The video demonstrates how running multiple parallel instances of Llama Server behind an NGINX reverse proxy dramatically increases Llama.cpp’s token generation throughput, enabling efficient handling of many simultaneous requests. By using a custom launcher and tuning parameters like concurrency and parallelism, users can maximize performance for multi-agent or high-demand applications.
The video explores how to dramatically increase the throughput of Llama.cpp, a popular open-source large language model inference engine, by using a simple but effective trick. The presenter begins by comparing the performance of Olama, a user-friendly interface for Llama.cpp, and Llama Server, which provides a slightly higher token generation rate. However, both are limited when handling only one chat or request at a time, which is not ideal for scenarios like code assistants or AI agents that require multiple concurrent interactions.

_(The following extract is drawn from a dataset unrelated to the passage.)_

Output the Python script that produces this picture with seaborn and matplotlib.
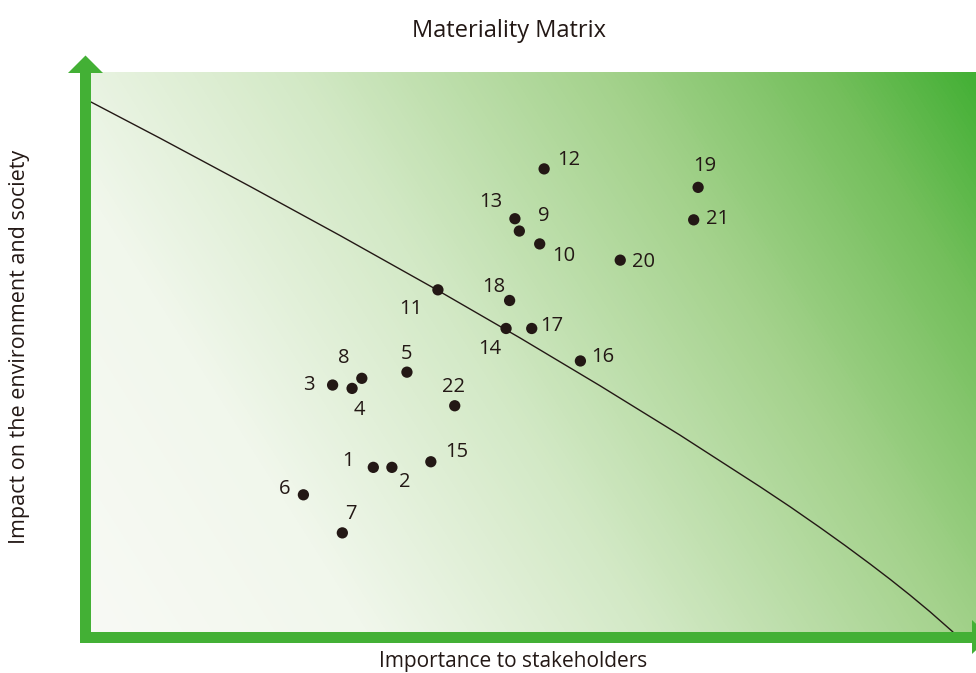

To address this, the presenter demonstrates remote querying of Llama Server using a custom script, achieving similar performance to local use. However, the real breakthrough comes when increasing the number of concurrent requests and tokens, which pushes the throughput much higher. By adjusting the concurrency parameter, the presenter manages to significantly boost the number of tokens generated per second, but notes that Llama.cpp alone has limitations in handling very high concurrency compared to other solutions like VLM.
The core trick introduced is running multiple instances of Llama Server in parallel, rather than relying on a single server instance. Inspired by Donato Capitella’s distributed launcher, the presenter creates a Python-based launcher called Llama Throughput Lab. This tool allows users to experiment with various parameters—such as the number of server instances, parallelism, and concurrency—to find the optimal configuration for their specific hardware, whether it’s a Mac Studio, Mac Mini, Windows, or Linux machine.
A key component of this setup is using NGINX as a reverse proxy with round-robin load balancing. NGINX distributes incoming requests evenly across all running Llama Server instances, preventing any single server from becoming a bottleneck. This approach enables the system to fully utilize available GPU resources, resulting in a dramatic increase in throughput—up to 1,226 tokens per second in the presenter’s benchmark with 16 server instances and high parallelism.
The video concludes with a demonstration of integrating this setup with Open Web UI, showing how multiple simultaneous chats can be handled efficiently. The presenter encourages viewers to experiment with the open-source Llama Throughput Lab, adjust parameters for their own use cases, and contribute to the project. This method provides a practical solution for developers and AI enthusiasts seeking to maximize Llama.cpp’s performance for demanding, multi-agent, or high-throughput applications.